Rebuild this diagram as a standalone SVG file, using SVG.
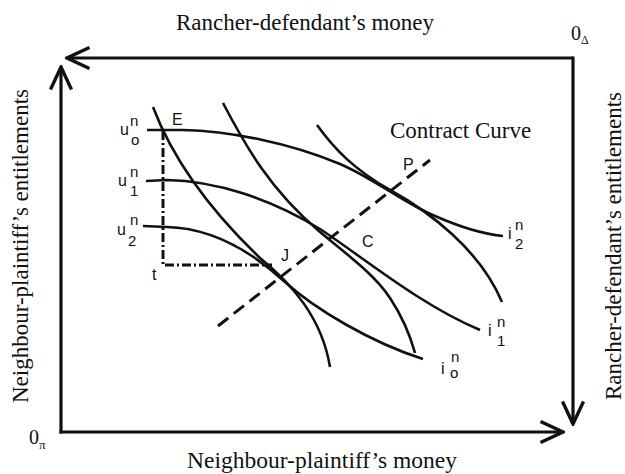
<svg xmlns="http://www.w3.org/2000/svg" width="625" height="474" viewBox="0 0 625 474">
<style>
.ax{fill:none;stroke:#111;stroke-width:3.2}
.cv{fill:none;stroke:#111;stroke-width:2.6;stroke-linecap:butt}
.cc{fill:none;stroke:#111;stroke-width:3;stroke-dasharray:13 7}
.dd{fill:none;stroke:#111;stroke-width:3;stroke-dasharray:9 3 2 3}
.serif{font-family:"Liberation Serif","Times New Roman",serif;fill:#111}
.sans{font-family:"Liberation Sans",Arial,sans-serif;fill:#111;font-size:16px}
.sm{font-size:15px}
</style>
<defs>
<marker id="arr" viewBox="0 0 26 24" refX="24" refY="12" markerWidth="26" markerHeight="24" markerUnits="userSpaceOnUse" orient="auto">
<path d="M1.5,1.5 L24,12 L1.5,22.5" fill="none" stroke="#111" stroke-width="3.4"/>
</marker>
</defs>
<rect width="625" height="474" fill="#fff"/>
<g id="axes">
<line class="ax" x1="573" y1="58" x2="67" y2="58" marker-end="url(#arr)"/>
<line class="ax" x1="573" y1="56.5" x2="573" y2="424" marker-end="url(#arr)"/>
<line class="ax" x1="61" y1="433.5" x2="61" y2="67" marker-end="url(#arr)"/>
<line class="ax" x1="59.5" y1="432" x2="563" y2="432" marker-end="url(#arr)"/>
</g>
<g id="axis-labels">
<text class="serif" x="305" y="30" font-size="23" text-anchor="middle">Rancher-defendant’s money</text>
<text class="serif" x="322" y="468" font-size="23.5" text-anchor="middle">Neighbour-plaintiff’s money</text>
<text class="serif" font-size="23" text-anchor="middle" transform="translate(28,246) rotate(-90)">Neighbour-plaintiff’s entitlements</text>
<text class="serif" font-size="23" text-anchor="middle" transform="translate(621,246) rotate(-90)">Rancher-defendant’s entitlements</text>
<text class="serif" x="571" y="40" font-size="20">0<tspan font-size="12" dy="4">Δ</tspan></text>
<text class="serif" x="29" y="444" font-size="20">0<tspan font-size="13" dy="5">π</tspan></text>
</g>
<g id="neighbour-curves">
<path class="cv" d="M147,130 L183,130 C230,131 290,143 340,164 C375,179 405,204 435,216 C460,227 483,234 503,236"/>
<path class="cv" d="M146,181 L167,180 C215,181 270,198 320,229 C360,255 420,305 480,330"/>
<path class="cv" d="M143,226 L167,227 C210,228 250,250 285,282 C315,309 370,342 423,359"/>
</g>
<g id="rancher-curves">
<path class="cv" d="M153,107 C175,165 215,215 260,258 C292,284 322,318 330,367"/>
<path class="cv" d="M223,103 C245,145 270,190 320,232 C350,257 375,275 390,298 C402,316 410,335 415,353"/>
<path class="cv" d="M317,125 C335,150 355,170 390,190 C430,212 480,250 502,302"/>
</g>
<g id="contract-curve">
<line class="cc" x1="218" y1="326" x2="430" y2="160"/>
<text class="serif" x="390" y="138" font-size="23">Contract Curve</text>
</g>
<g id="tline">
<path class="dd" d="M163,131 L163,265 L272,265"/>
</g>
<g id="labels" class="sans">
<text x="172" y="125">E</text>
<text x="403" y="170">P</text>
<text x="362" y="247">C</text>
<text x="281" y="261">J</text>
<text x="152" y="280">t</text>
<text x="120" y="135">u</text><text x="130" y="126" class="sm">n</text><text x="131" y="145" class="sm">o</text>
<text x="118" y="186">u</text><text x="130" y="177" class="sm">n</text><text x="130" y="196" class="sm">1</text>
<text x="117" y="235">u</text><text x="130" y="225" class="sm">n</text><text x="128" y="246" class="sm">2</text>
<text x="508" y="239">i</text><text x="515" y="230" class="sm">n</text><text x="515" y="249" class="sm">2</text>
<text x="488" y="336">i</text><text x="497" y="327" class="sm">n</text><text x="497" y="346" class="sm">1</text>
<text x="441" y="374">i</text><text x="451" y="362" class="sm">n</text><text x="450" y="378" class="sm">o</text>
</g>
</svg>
☆ ☆ ☆ ☆ ☆
Aim of the exercise:
Repeat the data above exactly, but not the pictures.

Reply to the exercise:
Rebuild this diagram as a standalone SVG file, using SVG.
<svg xmlns="http://www.w3.org/2000/svg" width="625" height="474" viewBox="0 0 625 474">
<style>
.ax{fill:none;stroke:#111;stroke-width:3.2}
.cv{fill:none;stroke:#111;stroke-width:2.6;stroke-linecap:butt}
.cc{fill:none;stroke:#111;stroke-width:3;stroke-dasharray:13 7}
.dd{fill:none;stroke:#111;stroke-width:3;stroke-dasharray:9 3 2 3}
.serif{font-family:"Liberation Serif","Times New Roman",serif;fill:#111}
.sans{font-family:"Liberation Sans",Arial,sans-serif;fill:#111;font-size:16px}
.sm{font-size:15px}
</style>
<defs>
<marker id="arr" viewBox="0 0 26 24" refX="24" refY="12" markerWidth="26" markerHeight="24" markerUnits="userSpaceOnUse" orient="auto">
<path d="M1.5,1.5 L24,12 L1.5,22.5" fill="none" stroke="#111" stroke-width="3.4"/>
</marker>
</defs>
<rect width="625" height="474" fill="#fff"/>
<g id="axes">
<line class="ax" x1="573" y1="58" x2="67" y2="58" marker-end="url(#arr)"/>
<line class="ax" x1="573" y1="56.5" x2="573" y2="424" marker-end="url(#arr)"/>
<line class="ax" x1="61" y1="433.5" x2="61" y2="67" marker-end="url(#arr)"/>
<line class="ax" x1="59.5" y1="432" x2="563" y2="432" marker-end="url(#arr)"/>
</g>
<g id="axis-labels">
<text class="serif" x="305" y="30" font-size="23" text-anchor="middle">Rancher-defendant’s money</text>
<text class="serif" x="322" y="468" font-size="23.5" text-anchor="middle">Neighbour-plaintiff’s money</text>
<text class="serif" font-size="23" text-anchor="middle" transform="translate(28,246) rotate(-90)">Neighbour-plaintiff’s entitlements</text>
<text class="serif" font-size="23" text-anchor="middle" transform="translate(621,246) rotate(-90)">Rancher-defendant’s entitlements</text>
<text class="serif" x="571" y="40" font-size="20">0<tspan font-size="12" dy="4">Δ</tspan></text>
<text class="serif" x="29" y="444" font-size="20">0<tspan font-size="13" dy="5">π</tspan></text>
</g>
<g id="neighbour-curves">
<path class="cv" d="M147,130 L183,130 C230,131 290,143 340,164 C375,179 405,204 435,216 C460,227 483,234 503,236"/>
<path class="cv" d="M146,181 L167,180 C215,181 270,198 320,229 C360,255 420,305 480,330"/>
<path class="cv" d="M143,226 L167,227 C210,228 250,250 285,282 C315,309 370,342 423,359"/>
</g>
<g id="rancher-curves">
<path class="cv" d="M153,107 C175,165 215,215 260,258 C292,284 322,318 330,367"/>
<path class="cv" d="M223,103 C245,145 270,190 320,232 C350,257 375,275 390,298 C402,316 410,335 415,353"/>
<path class="cv" d="M317,125 C335,150 355,170 390,190 C430,212 480,250 502,302"/>
</g>
<g id="contract-curve">
<line class="cc" x1="218" y1="326" x2="430" y2="160"/>
<text class="serif" x="390" y="138" font-size="23">Contract Curve</text>
</g>
<g id="tline">
<path class="dd" d="M163,131 L163,265 L272,265"/>
</g>
<g id="labels" class="sans">
<text x="172" y="125">E</text>
<text x="403" y="170">P</text>
<text x="362" y="247">C</text>
<text x="281" y="261">J</text>
<text x="152" y="280">t</text>
<text x="120" y="135">u</text><text x="130" y="126" class="sm">n</text><text x="131" y="145" class="sm">o</text>
<text x="118" y="186">u</text><text x="130" y="177" class="sm">n</text><text x="130" y="196" class="sm">1</text>
<text x="117" y="235">u</text><text x="130" y="225" class="sm">n</text><text x="128" y="246" class="sm">2</text>
<text x="508" y="239">i</text><text x="515" y="230" class="sm">n</text><text x="515" y="249" class="sm">2</text>
<text x="488" y="336">i</text><text x="497" y="327" class="sm">n</text><text x="497" y="346" class="sm">1</text>
<text x="441" y="374">i</text><text x="451" y="362" class="sm">n</text><text x="450" y="378" class="sm">o</text>
</g>
</svg>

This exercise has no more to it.